Voilà deux exemples extrêmement frappant des recherches conduites et de leur importance pour comprendre les mécanismes du passé et donc mieux comprendre les évolutions récentes alors que de plus en plus nombreux sont ceux qui estiment que l’on pourrait assister à une fonte rapide du Groenland ou de la péninsule Antarctique de l’ouest.
Commentaires
Le LDEO est certainement un laboratoire incontournable et remarquable à plus d’un titre pour ses recherches en géosciences.
Simplement pour préciser le contexte, la démonstration que les poussières antarctiques provenaient d’Amérique du Sud durant la dernière glaciation a été apportée pour la première fois par Francis Grousset, chercheur au laboratoire EPOC de Bordeaux, en collaboration notamment avec le LGGE de Grenoble. Ce travail s’appuyait également sur les collaborations établies avec Pierre Biscaye du LDEO, Francis Grousset y ayant longuement séjourné.
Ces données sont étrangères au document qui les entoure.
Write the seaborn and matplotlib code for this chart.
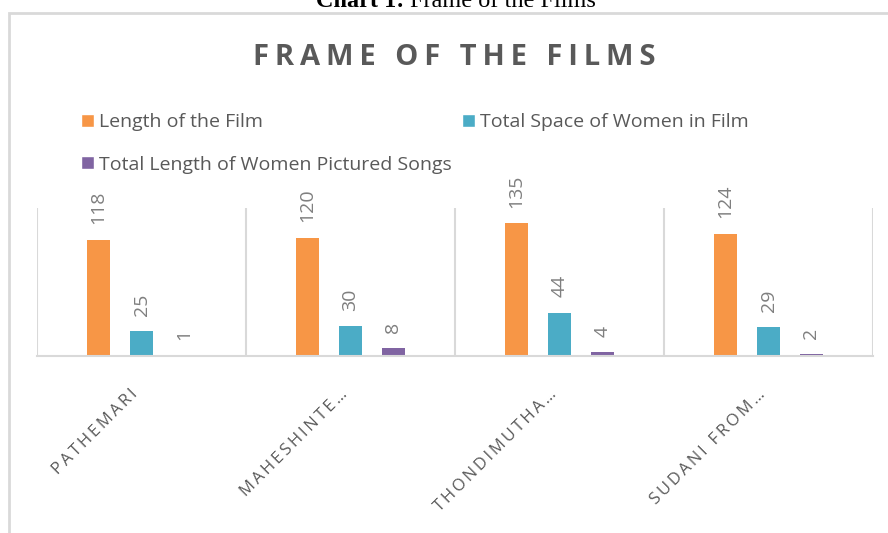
import matplotlib
matplotlib.use("Agg")
import matplotlib.pyplot as plt
import seaborn as sns
import pandas as pd
from matplotlib.patches import Rectangle, Patch

# ---- data ----
films = ["PATHEMARI", "MAHESHINTE…", "THONDIMUTHA…", "SUDANI FROM…"]
series = ["Length of the Film", "Total Space of Women in Film",
          "Total Length of Women Pictured Songs"]
length_of_film = [118, 120, 135, 124]
space_of_women = [25, 30, 44, 29]
women_songs = [1, 8, 4, 2]
colors = ["#F79646", "#4BACC6", "#8064A2"]
title = "FRAME OF THE FILMS"
caption_bold = "Chart 1:"
caption_rest = "Frame of the Films"

df = pd.DataFrame({
    "film": films * 3,
    "series": [series[0]] * 4 + [series[1]] * 4 + [series[2]] * 4,
    "value": length_of_film + space_of_women + women_songs,
})


def track(s, sp="\u2009"):
    return sp.join(s)


sns.set_theme(style="white")
plt.rcParams["font.family"] = ["Open Sans", "DejaVu Sans"]

W, H = 888, 533
fig = plt.figure(figsize=(W / 100, H / 100), dpi=100)
ax = fig.add_axes([37 / W, 1 - 356 / H, (873 - 37) / W, (356 - 208) / H])

sns.barplot(data=df, x="film", y="value", hue="series", order=films,
            hue_order=series, palette=colors, width=0.617, gap=0.466,
            saturation=1, errorbar=None, linewidth=0, ax=ax)
if ax.get_legend() is not None:
    ax.get_legend().remove()

for cont in ax.containers:
    ax.bar_label(cont, labels=[f"{v:.0f}" for v in cont.datavalues],
                 padding=11, rotation=90, color="#7f7f7f", fontsize=14)

ax.set_ylim(0, 150)
ax.set_xlim(-0.5, 3.5)
ax.set_yticks([])
ax.set_xlabel("")
ax.set_ylabel("")
for s in ["top", "left", "right"]:
    ax.spines[s].set_visible(False)
ax.spines["bottom"].set_color("#d9d9d9")
ax.spines["bottom"].set_linewidth(1.5)

ax.set_xticks([-0.5, 0.5, 1.5, 2.5, 3.5], minor=True)
ax.grid(which="minor", axis="x", color="#d9d9d9", lw=1.5)
ax.set_xticks(range(len(films)))
ax.set_xticklabels([track(f, "\u2009") for f in films], rotation=45,
                   ha="right", color="#595959", fontsize=12)
ax.tick_params(axis="x", which="both", length=0, pad=22)

handles = [Patch(facecolor=c, label=s) for c, s in zip(colors, series)]
fig.legend(handles=[handles[0], handles[2], handles[1]], ncol=2,
           loc="upper left", bbox_to_anchor=(81 / W, 1 - 113 / H),
           frameon=False, fontsize=14, handlelength=0.65, handleheight=0.65,
           handletextpad=0.3, columnspacing=0.5, labelspacing=1.26,
           borderpad=0, borderaxespad=0, labelcolor="#595959")

fig.text(454 / W, 1 - 65 / H, track(title, "\u2009"), ha="center",
         va="baseline", fontsize=21, fontweight="bold", color="#595959")

# caption (cut at the top edge as in the reference)
cap_y = 1 - 7 / H
t1 = fig.text(0, cap_y, caption_bold + " ", ha="left", va="baseline",
              fontsize=17.5, fontweight="bold", family="Liberation Serif",
              color="black")
t2 = fig.text(0, cap_y, caption_rest, ha="left", va="baseline",
              fontsize=17.5, family="Liberation Serif", color="black")
fig.canvas.draw()
r = fig.canvas.get_renderer()
w1 = t1.get_window_extent(r).width
w2 = t2.get_window_extent(r).width
x0 = 456 - (w1 + w2) / 2
t1.set_x(x0 / W)
t2.set_x((x0 + w1) / W)

fig.add_artist(Rectangle((9 / W, -0.5), 2, 0.5 + 1 - 13 / H,
                         transform=fig.transFigure, fill=False,
                         edgecolor="#d9d9d9", lw=2))

fig.savefig("out.png", dpi=100)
Depuis, ces travaux ont largement progressé en prenant en compte la variabilité de la taille des poussières atteignant l’Antarctique. Des travaux conduits par Barbara Delmonte, en co-tutelle entre l’Université italienne de Milan et le LGGE, ont ainsi permis de mettre en évidence des changements importants de la circulation atmosphérique au-dessus de l’Antarctique au cours du temps, dont l’origine reste à élucider.
En tout cas c’est une preuve encore, s’il était nécessaire, que la recherche polaire est conduite largement dans un contexte international, contexte dans lequel les laboratoires français n’ont jusqu’ici pas trop à rougir.